November 2, 2010
FINDING THE NEXT CAMERON:
Third Way fights for role in party (JAMES HOHMANN, 11/2/10, Politico)
“The party is about to come to a major fork in the road,” said Jonathan Cowan, Third Way’s president. “A left turn at this juncture is a turn toward permanent minority status.”The group’s efforts reflect the underlying tension President Barack Obama faces as he heads into the last two years of his first term. Liberals say there’s an enthusiasm gap with Republicans because Democrats are disappointed that the party was too timid about the size of the stimulus, compromised on the public option in health care reform and ran away from its accomplishments. Those closer to the middle say a more moderate face for the party is the only hope to win back independents, reelect Obama and retake the House in 2012, assuming it is lost Tuesday.

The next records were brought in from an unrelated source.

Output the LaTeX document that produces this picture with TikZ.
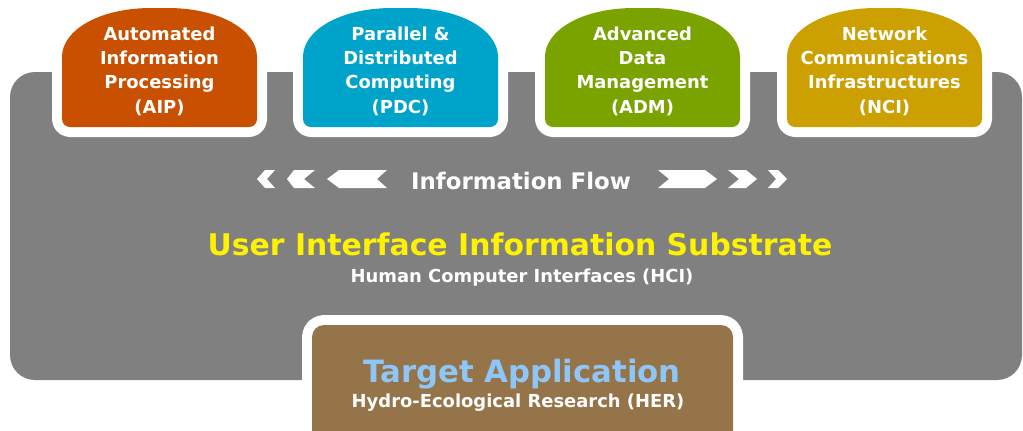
\documentclass[tikz,border=0pt]{standalone}
\usepackage{fontspec}
\setsansfont{DejaVu Sans}
\renewcommand{\familydefault}{\sfdefault}
\definecolor{aipcol}{HTML}{C85000}
\definecolor{pdccol}{HTML}{00A3CA}
\definecolor{admcol}{HTML}{7AA300}
\definecolor{ncicol}{HTML}{CCA000}
\definecolor{substrate}{HTML}{808080}
\definecolor{hercol}{HTML}{967449}
\definecolor{targetblue}{HTML}{8EC6F8}

\begin{document}
\begin{tikzpicture}[x=0.02cm,y=-0.02cm,
    tabtext/.style={align=center,inner sep=0pt,text=white,
      font=\bfseries\fontsize{10.2}{13.8}\selectfont},
    whiteframe/.style={preaction={draw=white,line width=0.4cm,line join=round}},
    flowarrow/.style={fill=white}]
   \useasboundingbox (0,0) rectangle (1023,430);
   \clip (0,0) rectangle (1023,430);
   % substrate
   \fill[substrate,rounded corners=0.5cm] (10,72) rectangle (1022,380);
   % the four tabs on top
   \foreach \name/\c/\col/\txt in {
       aip/159.5/aipcol/{Automated\\Information\\Processing\\(AIP)},
       pdc/400.5/pdccol/{Parallel \&\\Distributed\\Computing\\(PDC)},
       adm/642.5/admcol/{Advanced\\Data\\Management\\(ADM)},
       nci/884.5/ncicol/{Network\\Communications\\Infrastructures\\(NCI)}}
   {
     \path[whiteframe,fill=\col,rounded corners=0.16cm]
       ({\c-97.5},65) .. controls ({\c-97.5},30) and ({\c-60},8) .. (\c,8)
       .. controls ({\c+60},8) and ({\c+97.5},30) .. ({\c+97.5},65)
       -- ({\c+97.5},127) -- ({\c-97.5},127) -- cycle;
     \node[tabtext] (\name) at (\c,71) {\txt};
   }
   % information flow
   \node[text=white,font=\bfseries\fontsize{13}{15}\selectfont,anchor=base]
     (flow) at (521,189) {Information Flow};
   \fill[flowarrow] (257,179) -- (265,170) -- (275,170) -- (267,179) -- (275,188) -- (265,188) -- cycle;
   \fill[flowarrow] (287,179) -- (294,170) -- (315,170) -- (304,179) -- (315,188) -- (294,188) -- cycle;
   \fill[flowarrow] (327,179) -- (339,170) -- (387,170) -- (377,179) -- (387,188) -- (339,188) -- cycle;
   \fill[flowarrow] (658,170) -- (705,170) -- (717,179) -- (705,188) -- (658,188) -- (669,179) -- cycle;
   \fill[flowarrow] (728,170) -- (746,170) -- (757,179) -- (746,188) -- (728,188) -- (739,179) -- cycle;
   \fill[flowarrow] (768,170) -- (778,170) -- (787,179) -- (778,188) -- (768,188) -- (776,179) -- cycle;
   % substrate titles
   \node[text=yellow,font=\bfseries\fontsize{17}{20}\selectfont,anchor=base]
     (uiis) at (520,255) {User Interface Information Substrate};
   \node[text=white,font=\bfseries\fontsize{10.2}{12}\selectfont,anchor=base]
     (hci) at (522,282) {Human Computer Interfaces (HCI)};
   % target application
   \path[whiteframe,fill=hercol,rounded corners=0.24cm] (312,325) rectangle (733,450);
   \node[text=targetblue,font=\bfseries\fontsize{17.5}{20}\selectfont,anchor=base]
     (target) at (522,382) {Target Application};
   \node[text=white,font=\bfseries\fontsize{10.2}{12}\selectfont,anchor=base]
     (her) at (518,407) {Hydro-Ecological Research (HER)};
\end{tikzpicture}
\end{document}
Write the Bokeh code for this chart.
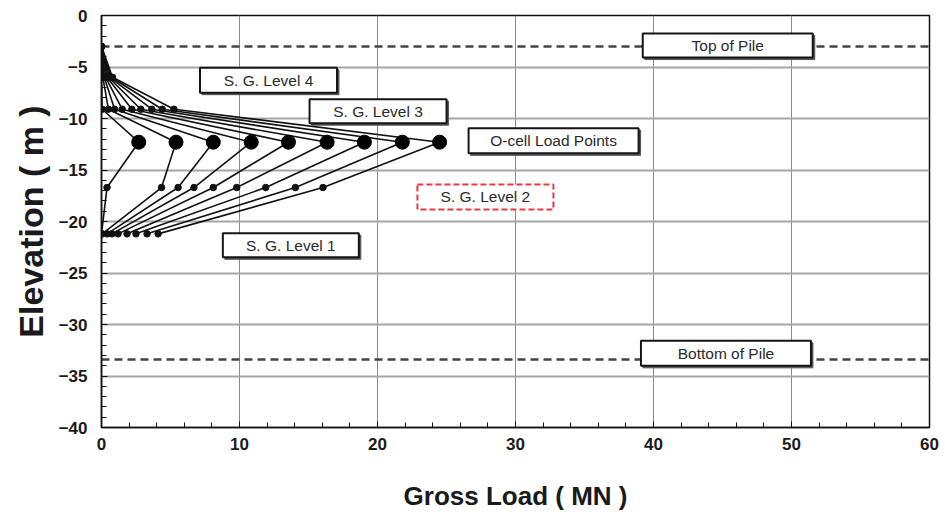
from bokeh.plotting import figure
from bokeh.models import Range1d, FixedTicker, Span
from bokeh.embed import file_html
from bokeh.resources import INLINE
from bokeh.core.properties import value

# ---- data -------------------------------------------------------------
# elevations of the gauge levels (m)
elev_top = -3.0
elev_sg4 = -6.0
elev_sg3 = -9.1
elev_ocell = -12.3
elev_sg2 = -16.7
elev_sg1 = -21.2
elev_bottom = -33.4

# gross load (MN) at each level, one value per load step
load_top = [0.0, 0.0, 0.0, 0.0, 0.0, 0.0, 0.0, 0.0, 0.0]
load_sg4 = [0.0, 0.1, 0.2, 0.3, 0.4, 0.5, 0.6, 0.7, 0.8]
load_sg3 = [0.05, 0.5, 0.95, 1.5, 2.2, 2.85, 3.65, 4.4, 5.25]
load_ocell = [2.7, 5.4, 8.1, 10.85, 13.55, 16.35, 19.05, 21.8, 24.5]
load_sg2 = [0.4, 4.35, 5.55, 6.7, 8.1, 9.8, 11.9, 14.05, 16.05]
load_sg1 = [0.0, 0.05, 0.4, 0.75, 1.2, 1.85, 2.5, 3.3, 4.1]

x_ticks = [0, 10, 20, 30, 40, 50, 60]
y_ticks = [0, -5, -10, -15, -20, -25, -30, -35, -40]

# annotation boxes: text, x, y (data), width, height (px)
box_text = ["Top of Pile", "Bottom of Pile", "S. G. Level 4", "S. G. Level 3",
            "O-cell Load Points", "S. G. Level 1"]
box_x = [45.38, 45.25, 12.1, 20.04, 32.76, 13.72]
box_y = [-2.92, -32.8, -6.28, -9.29, -12.17, -22.31]
box_w = [170, 170, 137, 137, 170, 136]
box_h = [24, 25, 25, 24, 25, 24]

red_text = ["S. G. Level 2"]
red_x = [27.82]
red_y = [-17.62]
red_w = [136]
red_h = [25]

# ---- figure -----------------------------------------------------------
W, H = 944, 517
ML, MR, MT, MB = 101, 15, 15, 90
x0, x1, y0, y1 = 0, 60, -40, 0

p = figure(width=W, height=H, output_backend="svg", toolbar_location=None,
           x_range=Range1d(x0, x1), y_range=Range1d(y0, y1),
           min_border_left=ML, min_border_right=MR, min_border_top=MT,
           min_border_bottom=MB)
p.background_fill_color = "white"
p.border_fill_color = "white"
p.outline_line_color = "#111111"
p.outline_line_width = 1.5

px_x = (W - ML - MR) / (x1 - x0)
px_y = (H - MT - MB) / (y1 - y0)

p.xaxis.ticker = FixedTicker(ticks=x_ticks, minor_ticks=list(range(0, 61, 2)))
p.yaxis.ticker = FixedTicker(ticks=y_ticks, minor_ticks=list(range(-40, 1, 1)))

for ax in (p.xaxis[0], p.yaxis[0]):
    ax.axis_line_color = "#111111"
    ax.axis_line_width = 1.5
    ax.major_tick_in = 6
    ax.major_tick_out = 0
    ax.minor_tick_in = 5
    ax.minor_tick_out = 0
    ax.major_tick_line_color = "#111111"
    ax.minor_tick_line_color = "#111111"
    ax.major_label_text_font = "Liberation Sans"
    ax.major_label_text_font_style = "bold"
    ax.major_label_text_font_size = "17px"
    ax.major_label_text_color = "#1a1a1a"
    ax.axis_label_text_font = "Liberation Sans"
    ax.axis_label_text_font_style = "bold"
    ax.axis_label_text_color = "#1a1a1a"

p.xaxis.axis_label = "Gross Load ( MN )"
p.xaxis.axis_label_text_font_size = "26px"
p.xaxis.major_label_standoff = 10
p.xaxis.axis_label_standoff = 28

p.yaxis.axis_label = "Elevation ( m )"
p.yaxis.axis_label_text_font_size = "34px"
p.yaxis.major_label_standoff = 14
p.yaxis.axis_label_standoff = 6

p.xgrid.grid_line_color = "#8a8a8a"
p.xgrid.grid_line_width = 1
p.ygrid.grid_line_color = "#a5a5a5"
p.ygrid.grid_line_width = 2

for loc in (elev_top, elev_bottom):
    p.add_layout(Span(location=loc, dimension="width", line_color="#444444",
                      line_width=2.5, line_dash="8 5", level="underlay"))

# ---- load distribution curves ---------------------------------------
elevs = [elev_top, elev_sg4, elev_sg3, elev_ocell, elev_sg2, elev_sg1]
xs, ys = [], []
for i in range(len(load_ocell)):
    xs.append([load_top[i], load_sg4[i], load_sg3[i], load_ocell[i],
               load_sg2[i], load_sg1[i]])
    ys.append(elevs)
p.multi_line(xs, ys, line_color="#111111", line_width=1.6)

small_x = load_top + load_sg4 + load_sg3 + load_sg2 + load_sg1
small_y = ([elev_top] * 9 + [elev_sg4] * 9 + [elev_sg3] * 9 +
           [elev_sg2] * 9 + [elev_sg1] * 9)
p.scatter(small_x, small_y, size=6.5, fill_color="#111111",
          line_color="#111111")
p.scatter(load_ocell, [elev_ocell] * len(load_ocell), size=14,
          fill_color="#000000", line_color="#000000")

# ---- annotation boxes -----------------------------------------------
dx, dy = 2 / px_x, -2 / px_y
p.rect([x + dx for x in box_x], [y + dy for y in box_y], box_w, box_h,
       width_units="screen", height_units="screen",
       fill_color="#555555", line_color="#555555", line_width=1)
p.rect(box_x, box_y, box_w, box_h, width_units="screen",
       height_units="screen", fill_color="white", line_color="#151515",
       line_width=2)
p.text(box_x, box_y, text=box_text, text_align="center",
       text_baseline="middle", text_font=value("Liberation Sans"),
       text_font_size="15.5px", text_color="#2a2a2a")

p.rect(red_x, red_y, red_w, red_h, width_units="screen",
       height_units="screen", fill_color="white", line_color="#e43b40",
       line_width=2, line_dash="6 3")
p.text(red_x, red_y, text=red_text, text_align="center",
       text_baseline="middle", text_font=value("Liberation Sans"),
       text_font_size="15.5px", text_color="#2a2a2a")

open("out.html", "w").write(file_html(p, INLINE))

Cowan’s group wants to play a role in 2011 akin to the Democratic Leadership Council’s in 1995. Then, the last time Democrats lost the House, President Bill Clinton’s willingness to “triangulate” between traditional Democratic orthodoxies and the Republicans who controlled Congress led to welfare reform, community policing and a slew of smaller accomplishments that helped propel Clinton to a second term.
Politics is rather uniform across the Anglosphere. You ride a Third Way reformer to power but the ideologues within the party eventually cripple or turn on him. If the other party has a leader sufficiently similar to him they are poised to replace you when you finally kill the king. Then the whole process resumes.